We the undersigned call for an independent Scottish republic built on the principles of liberty, equality, diversity and solidarity.

These principles can never be put into practice while Scotland remains subordinate to the hierarchical and anti-democratic institutions of the British State.

We believe these principles can be brought about by a freely elected Scottish Government with full control of Scotland's revenues.

We believe that the right to self determination is an inherent right, and not a boon or a favour to be granted to us whether by the Crown or the British State.

We believe that sovereignty rests in the people and vow to fight for the right to govern ourselves for the benefit of all those living in Scotland today, tomorrow and in future times.
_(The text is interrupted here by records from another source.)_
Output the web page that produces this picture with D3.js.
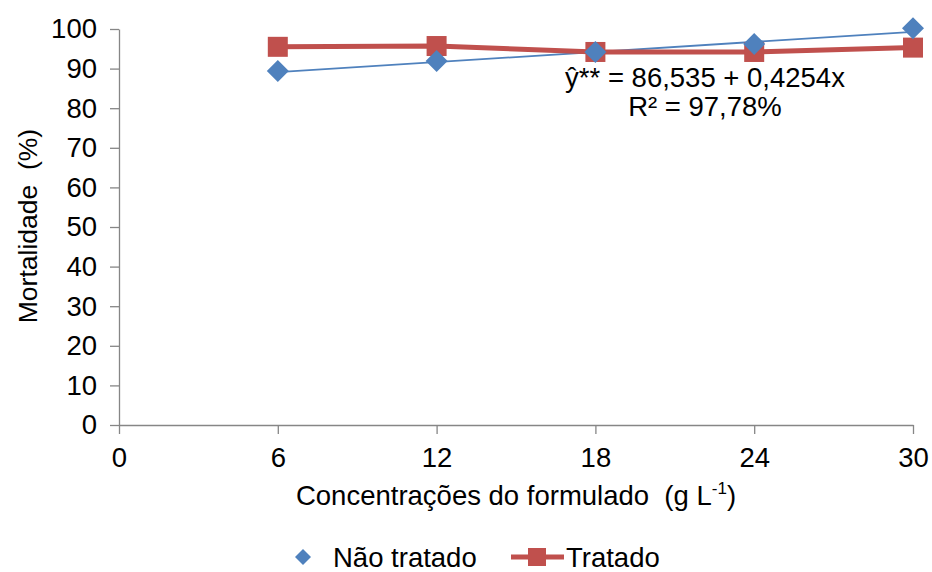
<!DOCTYPE html>
<html><head><meta charset="utf-8">
<script src="https://cdn.jsdelivr.net/npm/d3@7"></script>
<style>body{margin:0;background:#fff}svg{font-family:"Liberation Sans",Arial,sans-serif}text{white-space:pre}</style>
</head><body><svg id="c" width="932" height="572"></svg>
<script>
const concentrations = [6, 12, 18, 24, 30];
const naoTratado = [89.4, 91.9, 94.2, 96.2, 100.2];
const tratado = [95.5, 95.7, 94.2, 94.2, 95.3];
const xTicks = [0, 6, 12, 18, 24, 30];
const yTicks = [0, 10, 20, 30, 40, 50, 60, 70, 80, 90, 100];
const regIntercept = 86.535, regSlope = 0.4254;
const seriesNames = ["Não tratado", "Tratado"];

const svg = d3.select("#c");
const x = d3.scaleLinear().domain([0, 30]).range([119, 913]);
const y = d3.scaleLinear().domain([0, 100]).range([425, 29]);
const axisColor = "#868686", blue = "#4F81BD", red = "#C0504D";
const fs = 27.5;

const gx = svg.append("g").attr("transform", "translate(0,425)")
  .call(d3.axisBottom(x).tickValues(xTicks).tickSize(9).tickSizeOuter(0).tickPadding(13));
const gy = svg.append("g").attr("transform", "translate(119,0)")
  .call(d3.axisLeft(y).tickValues(yTicks).tickSize(9).tickSizeOuter(0).tickPadding(13));
[gx, gy].forEach(g => {
  g.select(".domain").attr("stroke", axisColor).attr("stroke-width", 1.3);
  g.selectAll(".tick line").attr("stroke", axisColor).attr("stroke-width", 1.3);
  g.selectAll("text").attr("font-size", fs).attr("fill", "#000").attr("font-family", "Liberation Sans, Arial, sans-serif");
});

const lineGen = d3.line().x(d => x(d[0])).y(d => y(d[1]));
// regression line for Não tratado
const x0 = concentrations[0], x1 = concentrations[concentrations.length - 1];
svg.append("path")
  .datum([[x0, regIntercept + regSlope * x0], [x1, regIntercept + regSlope * x1]])
  .attr("d", lineGen).attr("fill", "none").attr("stroke", blue).attr("stroke-width", 1.8);

// Tratado line
svg.append("path").datum(concentrations.map((c, i) => [c, tratado[i]]))
  .attr("d", lineGen).attr("fill", "none").attr("stroke", red).attr("stroke-width", 5);

svg.selectAll("rect.t").data(concentrations).enter().append("rect")
  .attr("x", d => x(d) - 10).attr("y", (d, i) => y(tratado[i]) - 10)
  .attr("width", 20).attr("height", 20).attr("fill", red);

const diamond = "M0,-11L11,0L0,11L-11,0Z";
svg.selectAll("path.d").data(concentrations).enter().append("path")
  .attr("d", diamond).attr("fill", blue)
  .attr("transform", (d, i) => `translate(${x(d)},${y(naoTratado[i])})`);

// equation
svg.append("text").attr("x", 705).attr("y", 87).attr("text-anchor", "middle")
  .attr("font-size", fs).text("ŷ** = 86,535 + 0,4254x");
svg.append("text").attr("x", 705).attr("y", 116).attr("text-anchor", "middle")
  .attr("font-size", fs).text("R² = 97,78%");

// axis titles
svg.append("text").attr("transform", "translate(37,226) rotate(-90)").attr("text-anchor", "middle")
  .attr("font-size", fs - 1).text("Mortalidade  (%)");
const xt = svg.append("text").attr("x", 516).attr("y", 505).attr("text-anchor", "middle").attr("font-size", fs);
xt.append("tspan").text("Concentrações do formulado  (g L");
xt.append("tspan").attr("font-size", 17).attr("dy", -11).text("-1");
xt.append("tspan").attr("dy", 11).text(")");

// legend
const lg = svg.append("g");
lg.append("path").attr("d", "M0,-8L8,0L0,8L-8,0Z").attr("fill", blue).attr("transform", "translate(303,557)");
lg.append("text").attr("x", 333).attr("y", 567).attr("font-size", fs).text(seriesNames[0]);
lg.append("line").attr("x1", 511).attr("x2", 564).attr("y1", 557).attr("y2", 557).attr("stroke", red).attr("stroke-width", 5);
lg.append("rect").attr("x", 528).attr("y", 548).attr("width", 18).attr("height", 18).attr("fill", red);
lg.append("text").attr("x", 566).attr("y", 567).attr("font-size", fs).text(seriesNames[1]);
</script></body></html>
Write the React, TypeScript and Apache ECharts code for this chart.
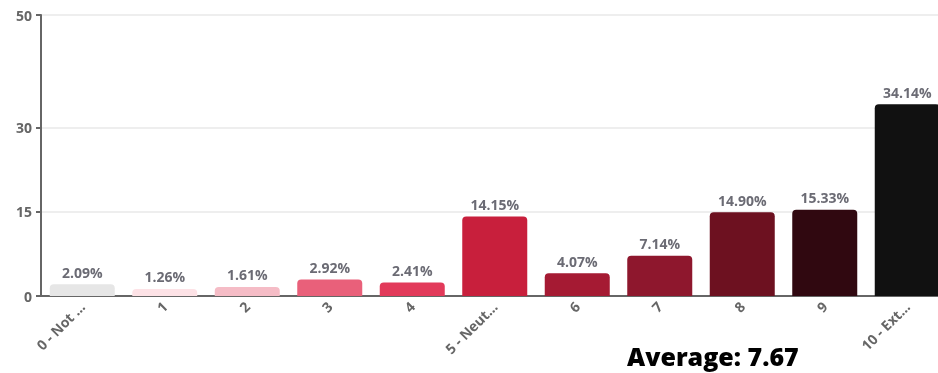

The Government of a country is servant to the people, not master of the people.

We believe that a written Constitution will guarantee, under law, everyone's right to freely vote, speak and assemble; and will guarantee the people's right to privacy and protection, and access to information on all its Government's doings.

We vow to fight for the power to refuse to send our sons and daughters to kill and die in unjust wars in foreign lands.

We vow to fight for the power to banish nuclear weapons of mass destruction from our land.

We vow to fight for the power to acquire and restrict the use of property or lands controlled by individuals, corporations or governments from beyond Scotland's borders.

We vow to fight for the power to turn our depopulated land into a haven for those fleeing famine and persecution.

We vow to fight for the power to build a more equal society, free of poverty, through the redistribution of our vast wealth.

We vow to fight for the power to protect our soil, seas and rivers for our children and for the generations to come.

We swear to oppose all forms of national chauvinism, imperialism and racism. We swear to oppose all forms of discrimination on the grounds of gender, ethnic origin, religion, place of birth, age, disability, sexuality or language.

We aim for an independent Scottish Republic in which people may live with dignity and with self respect, free from exploitation, assuming the responsibilities of free women and men.

An independent Scottish republic will negotiate freely and as an equal with governments of other lands.

Our aim is not to erect walls of separation, but to build an outward-looking, Scotland that will extend the hand of friendship to all the peoples of the world.

We vow to continue the struggle for a free, democratic Scottish republic for as long as it may take.

The fight is for freedom.

Sincerely, ............... The Undersigned

===2023 declaration===
In March 2023, the Radical Independence Campaign (RIC) drew up a declaration to win support for the assertion of the republican, democratic sovereignty of the Scottish people.